The Natural History Museum of Utah
Digging the Past
Along the burnished foothills of the Salt Lake Valley, tucked alongside the Bonneville Shoreline Trail, lies a sinuous and arresting building clad in copper. Appearing to meld with the landscape, its russet walls mimic the hues and rugged terrain of the red buttes that tower above its rooftop. The architecture of the The Natural History Museum of Utah is nearly as astonishing as the vast array of over 1.2 million treasures housed inside.Your journey begins the moment you climb the hill to the museum’s parking area. Soak in the views of the wide Salt Lake Valley and prepare to transport yourself back in time. Walking to the entrance is a trip in itself. The passage of time is depicted along markers as you approach the main entrance, providing context for the vast breadth of the earth’s ages. To conceptualize the brief blip of time that humans have existed on earth helps to frame the wonders contained within the museum’s glimmering walls.

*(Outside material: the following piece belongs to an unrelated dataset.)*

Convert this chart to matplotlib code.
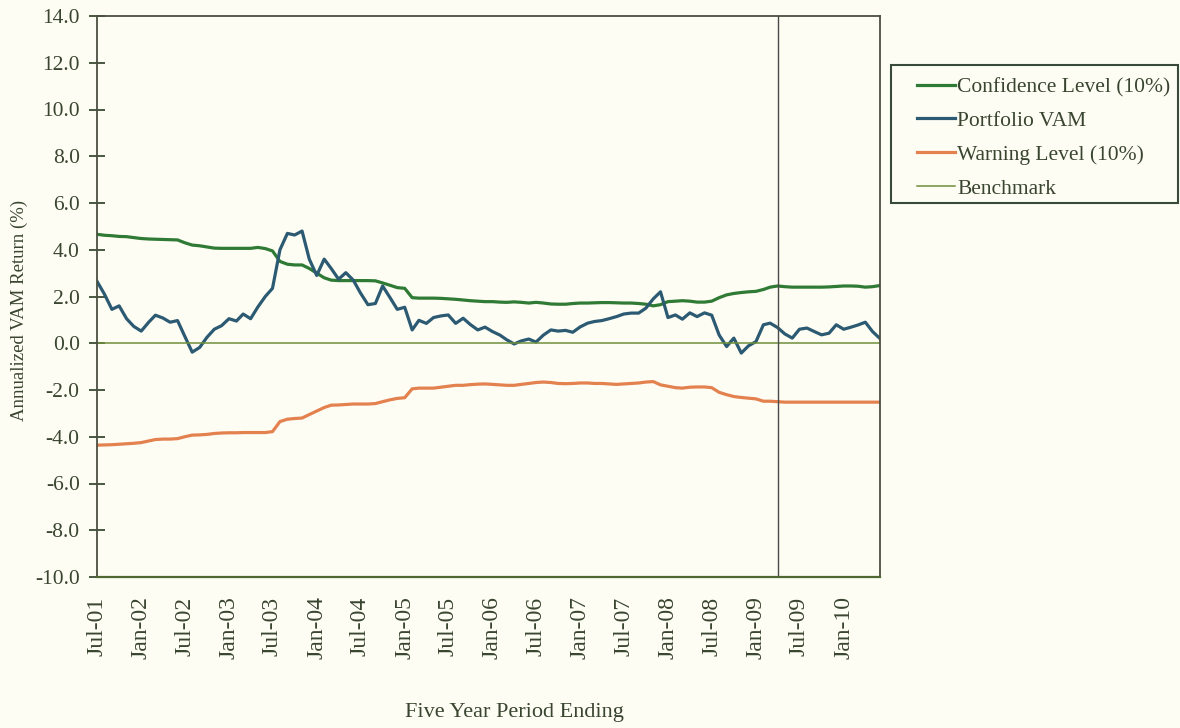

Nine permanent exhibitions within NHMU provide enough wonder for an afternoon stroll or an entire day of discovery. The museum also curates 1 rotating exhibition hall, which has unlocked secrets surrounding a diversity of subjects from horses, to chocolate, to the power of poison, to the current exhibit: Vikings—Beyond the Legend. Thanks to a partnership with the Swedish History Museum, patrons can gain insight into the daily lives of the intrepid Viking people. With over 500 objects that have never been showcased before in the USA, you can expect a memorable experience!
The thoughtful design of NHMU’s building is reason enough to pay a visit. (Don’t believe me? Insider declared NHMU the most beautiful building in the state of Utah.) The main hall captures the essence of the towering walls of canyon country in Southern Utah with the added bonus of breathtaking views of the Salt Lake Valley. The flow of the museum experience will seamlessly take you up 4 floors with a rewarding visit to the weather stations perched on the rooftop deck.
I remember visiting the old NHMU as a young child, located in a decrepit building along President’s Circle on the University of Utah campus. When the museum relocated to the foothills of Red Butte in 2011, the collection on display tripled in size and found new life in a space as inspiring as Utah’s singular natural landscape. Take a moment to watch volunteers and scientists process bones before heading into a lofty galleria stuffed full of roaming dinosaurs. The wall of ceratopsian skulls depicting their phylogeny is a personal favorite.
Effortlessly gliding upward to the next exhibit, admire intimidating megafauna, simulate the rise and fall of the ancient Lake Bonneville and find new appreciation for the salty lake for which our fair city is named. The museum provides interactive exhibits for all patrons; children and adults alike will enjoy creating an earthquake, smelling Utah’s native flora, and learning about the role of wind and water in shaping a landscape.
Learn about the ancient peoples who creatively adapted to the tough conditions found in Utah and the Intermountain West. Over 3,000 historic Native American artifacts are beautifully displayed and provide insight into the lives of Utah’s first inhabitants.
Be certain to check the museum’s event schedule often, as they host a fantastic diversity of classes and workshops. I’ve actually taught classes on how to make your own terrarium, and I can say these workshops are a fun, inexpensive way to spend an evening. From Norse Fest to a Paint Mixer Workshop or an Indian Art Market, the NHMU provides ample opportunity to cultivate a new skill or passion.
One of the most striking things currently on display I discovered in the temporary Vikings—Beyond the Legend exhibition. A reconstructed Viking Boat skims eerily through midair—a discovery from a burial mound in Gokstad, Norway. This ghost ship provides a striking picture of the burial practices of the Viking people. On display until January of 2018, the Vikings exhibition vividly captures the lives and customs of this fascinating culture. One thing you may be surprised to learn, Vikings did not, in fact, wear horns on their helmet! The rest you’ll have to discover for yourself…
Coming up next, you can expect great things from the newest exhibition in February, Nature’s Ultimate Machines, when the Vikings exhibit moves on. Then, in November, experience the fascinating complexity of the ancient Mayan culture. The museum is open 363 days a year and offers a fun opportunity to visit in the evening on Wednesdays. Plan your visit here and make note of the free admission dates offered by the museum.
I can hardly imagine a more inspired building to serve as an educational hub for the natural history of Utah’s landscape. Visiting NHMU is always at the top of my recommendation list when friends stop in town. It’s difficult to say if I like the building or the impressive collection of dinosaurs more, but regardless, a day at NHMU is a day well spent.